The total value of the UK consulting sector is a pretty hefty £8-10 billion, making it one of the largest markets in professional services. But it’s a highly complex business. Let’s say you’re a middle tier consultancy and you win a mandate for a change project for the UK’s largest (recently privatised) mail organisation, you are still only a tiny cog in a very large wheel. You might have won a piece of business with that organisation but that would account for only a tiny amount of their overall consultancy spend.

That postal organisation is divided into multiple business areas, divisions, horizontal business functions and when you factor in the personnel movement within that structure – people moving department, leaving the organisation, new people coming on board. Keeping on top of all that is beyond the capability of many businesses. And this is why being able to map a client’s organisational environment is key to (a) retaining their business and (b) hopefully growing that business. This is how CRM can help:

  • Untangling the web: trying to understand the structure of many global organisations is head ache inducing. Large public sector organisations spread over multiple divisions and sites, global corporates with various business areas across different jurisdictions – all are highly complex networks. You might also have multiple contacts within one client. If you are able to successfully map that client organisation, cross selling will be much more effective.
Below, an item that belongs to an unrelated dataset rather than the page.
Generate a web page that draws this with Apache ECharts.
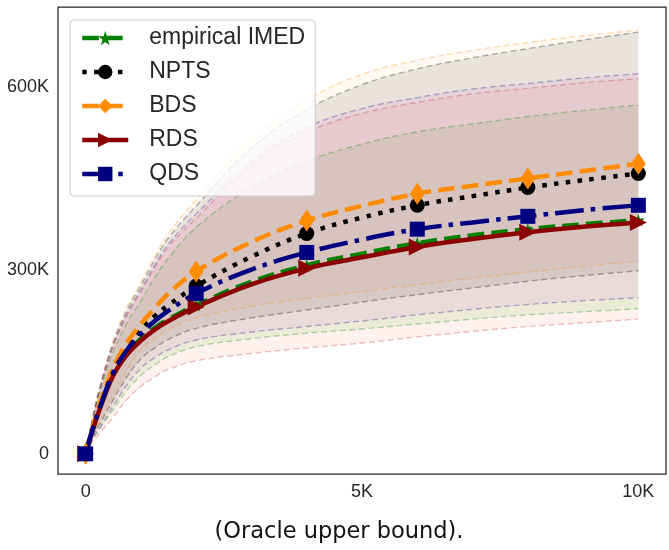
<!DOCTYPE html>
<html>
<head>
<meta charset="utf-8">
<script src="https://cdn.jsdelivr.net/npm/echarts@6/dist/echarts.min.js"></script>
<style>html,body{margin:0;padding:0;background:#fff;}#c{width:669px;height:550px;}</style>
</head>
<body>
<div id="c"></div>
<script>
// time steps
const xs = [0, 125, 250, 500, 750, 1000, 1250, 1500, 2000, 3000, 4000, 5000, 6000, 7000, 8000, 9000, 10000];
const markerXs = [0, 2000, 4000, 6000, 8000, 10000];
// mean regret (thousands)
const imedMean = [0, 38, 73, 130, 165, 188, 206, 220, 243, 281, 308, 327, 344, 357, 367, 375, 382];
const nptsMean = [0, 41, 76, 136, 174, 202, 225, 243, 274, 322, 360, 386, 406, 421, 435, 447, 458];
const bdsMean  = [0, 43, 80, 141, 182, 212, 238, 262, 298, 346, 381, 405, 425, 438, 450, 462, 474];
const rdsMean  = [0, 38, 72, 128, 162, 185, 203, 217, 240, 277, 303, 321, 338, 351, 362, 371, 378];
const qdsMean  = [0, 40, 74, 133, 170, 196, 217, 234, 262, 301, 329, 350, 367, 378, 388, 398, 406];
// band upper edges (thousands)
const imedHi = [0, 53, 98, 166, 214, 250, 288, 320, 370, 435, 478, 506, 526, 539, 551, 561, 570];
const nptsHi = [0, 57, 106, 182, 235, 275, 317, 353, 405, 500, 562, 603, 629, 647, 662, 676, 689];
const bdsHi  = [0, 58, 108, 185, 240, 280, 323, 360, 415, 513, 578, 620, 643, 659, 672, 683, 692];
const rdsHi  = [0, 55, 102, 175, 226, 264, 304, 338, 385, 470, 525, 556, 574, 588, 597, 606, 613];
const qdsHi  = [0, 56, 104, 178, 229, 268, 308, 343, 392, 477, 533, 564, 582, 596, 605, 614, 621];
// band lower edges (thousands)
const imedLo = [0, 24, 40, 72, 104, 128, 145, 159, 175, 188, 197, 204, 212, 220, 227, 232, 237];
const nptsLo = [0, 28, 48, 88, 126, 155, 173, 187, 205, 222, 235, 248, 260, 271, 282, 291, 299];
const bdsLo  = [0, 30, 52, 95, 137, 170, 188, 203, 222, 241, 254, 265, 276, 287, 297, 306, 315];
const rdsLo  = [0, 20, 33, 60, 89, 110, 126, 138, 152, 164, 173, 181, 191, 200, 208, 214, 220];
const qdsLo  = [0, 25, 42, 78, 113, 140, 157, 170, 186, 199, 208, 217, 227, 236, 244, 250, 255];
// tick labels
const xTickValues = [0, 5000, 10000];
const xTickLabels = ['0', '5K', '10K'];
const yTickValues = [0, 300, 600];
const yTickLabels = ['0', '300K', '600K'];
const names = ['empirical IMED', 'NPTS', 'BDS', 'RDS', 'QDS'];
const caption = '(Oracle upper bound).';

const LW = 4.5;
const SM = 0.4;
const star = 'path://M50,0 L61,35 L98,35 L68,57 L79,91 L50,70 L21,91 L32,57 L2,35 L39,35 Z';
const methods = [
  {name: names[0], mean: imedMean, lo: imedLo, hi: imedHi, color: '#008000', dash: [16.6, 7.2],
   symbol: star, size: 13, rot: 0, fill: 'rgba(60,190,40,0.11)', edge: 'rgba(0,140,0,0.3)'},
  {name: names[1], mean: nptsMean, lo: nptsLo, hi: nptsHi, color: '#000000', dash: [4.5, 7.4],
   symbol: 'circle', size: 15, rot: 0, fill: 'rgba(0,0,0,0.09)', edge: 'rgba(0,0,0,0.3)'},
  {name: names[2], mean: bdsMean, lo: bdsLo, hi: bdsHi, color: '#ff8c00', dash: [16.6, 7.2],
   symbol: 'diamond', size: [15, 22], rot: 0, fill: 'rgba(255,140,0,0.05)', edge: 'rgba(255,140,0,0.3)'},
  {name: names[3], mean: rdsMean, lo: rdsLo, hi: rdsHi, color: '#8b0000', dash: 'solid',
   symbol: 'triangle', size: 17, rot: -90, fill: 'rgba(255,130,90,0.1)', edge: 'rgba(200,70,70,0.35)'},
  {name: names[4], mean: qdsMean, lo: qdsLo, hi: qdsHi, color: '#000080', dash: [28.8, 7.2, 4.5, 7.2],
   symbol: 'rect', size: 15, rot: 0, fill: 'rgba(200,80,230,0.1)', edge: 'rgba(60,40,150,0.35)'}
];

const series = [];
// bands: stacked pairs; the y value is dimension 0 so that it is the stacked one
methods.forEach((m, k) => {
  series.push({
    type: 'line', name: '_lo' + k, stack: 'band' + k, smooth: SM,
    symbol: 'none', silent: true, z: 1,
    encode: {x: 1, y: 0},
    data: xs.map((x, i) => [m.lo[i], x]),
    lineStyle: {color: m.edge, width: 1.4, type: [6, 3.5]}
  });
  series.push({
    type: 'line', name: '_hi' + k, stack: 'band' + k, smooth: SM,
    symbol: 'none', silent: true, z: 1,
    encode: {x: 1, y: 0},
    data: xs.map((x, i) => [m.hi[i] - m.lo[i], x]),
    lineStyle: {color: m.edge, width: 1.4, type: [6, 3.5]},
    areaStyle: {color: m.fill, opacity: 1}
  });
});
methods.forEach((m) => {
  series.push({
    type: 'line', name: m.name, smooth: SM, z: 3,
    symbol: m.symbol, symbolSize: m.size, symbolRotate: m.rot, showAllSymbol: true,
    data: xs.map((x, i) => markerXs.indexOf(x) >= 0 ? {value: [x, m.mean[i]]} : {value: [x, m.mean[i]], symbol: 'none'}),
    lineStyle: {color: m.color, width: LW, type: m.dash, cap: 'butt'},
    itemStyle: {color: m.color, borderWidth: 0, opacity: 1}
  });
});

const chart = echarts.init(document.getElementById('c'), null, {renderer: 'canvas'});
chart.setOption({
  animation: false,
  backgroundColor: '#ffffff',
  grid: {left: 58, top: 7, right: -1, bottom: 76, show: true, borderColor: '#262626', borderWidth: 1.25, backgroundColor: 'transparent'},
  xAxis: {
    type: 'value', min: -500, max: 10500, interval: 500,
    axisLine: {show: false}, axisTick: {show: false}, splitLine: {show: false},
    axisLabel: {
      fontSize: 18, fontFamily: 'Liberation Sans', color: '#262626', margin: 9,
      formatter: v => { const j = xTickValues.indexOf(v); return j >= 0 ? xTickLabels[j] : ''; }
    }
  },
  yAxis: {
    type: 'value', min: -33, max: 730, interval: 3,
    axisLine: {show: false}, axisTick: {show: false}, splitLine: {show: false},
    axisLabel: {
      fontSize: 18, fontFamily: 'Liberation Sans', color: '#262626', margin: 9,
      formatter: v => { const j = yTickValues.indexOf(v); return j >= 0 ? yTickLabels[j] : ''; }
    }
  },
  legend: {
    data: names, orient: 'vertical', left: 70, top: 20,
    itemWidth: 46, itemHeight: 18, itemGap: 10, padding: [6, 10, 10, 10],
    backgroundColor: 'rgba(255,255,255,0.8)', borderColor: '#cccccc', borderWidth: 1, borderRadius: 4,
    selectedMode: false,
    textStyle: {fontSize: 23, fontFamily: 'Liberation Sans', color: '#262626', lineHeight: 24, padding: [0, 0, 0, 16]},
    lineStyle: {width: LW}
  },
  graphic: [{
    type: 'text', x: 339, y: 532,
    style: {text: caption, font: '22.5px "DejaVu Sans"', fill: '#111111', textAlign: 'center', textVerticalAlign: 'middle'}
  }],
  series: series
});
</script>
</body>
</html>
CRM will do that for you.
  • Knowledge is power: it’s really important to know and track the services that a client is purchasing from you and the services they could be purchasing from you. This might seem obvious, but when you have a team deployed on site working on a HR system implementation for example, your people on the ground will probably have no idea that the same client is looking for help with a financial systems implementation. Tracking this information and knowing the client across all their business areas helps you stay a step ahead and ensures your new business effort is more effective. CRM tracks this for you.
  • Managing risk: in the current climate, client retention is probably more important than it’s ever been. Keeping clients close, listening out for any gripes and solving them before they become a problem is key. CRM helps you to track and map the detail of these client relationships, flag any concerns, so they aren’t just lost at the bottom of a phone call. If a client is hacked off, ensure everyone knows about it – if the marketing team doesn’t, they might end up sending campaign emails to “at risk” clients. Guaranteed to rile.
  • Intel: if you don’t know that a big solution replacement project is coming up, how can you be in with a shot of getting in on the tendering process? CRM helps you spot and track upselling and cross selling opportunities. The marketing team can act on this and send relevant campaign emails in the run up to the tender, so the client is fully aware of your capabilities and services. Marketing can also track which clients have been on which sections of the website, telling you what services they are interested in. All of this can feed into the cross selling process.

Selling services is no piece of cake. Much of it is relationship based and down to who you know. But what you don’t know, you don’t know. This is why understanding your own clients and making the complex more simple is so important. CRM can help you to do that much more effectively.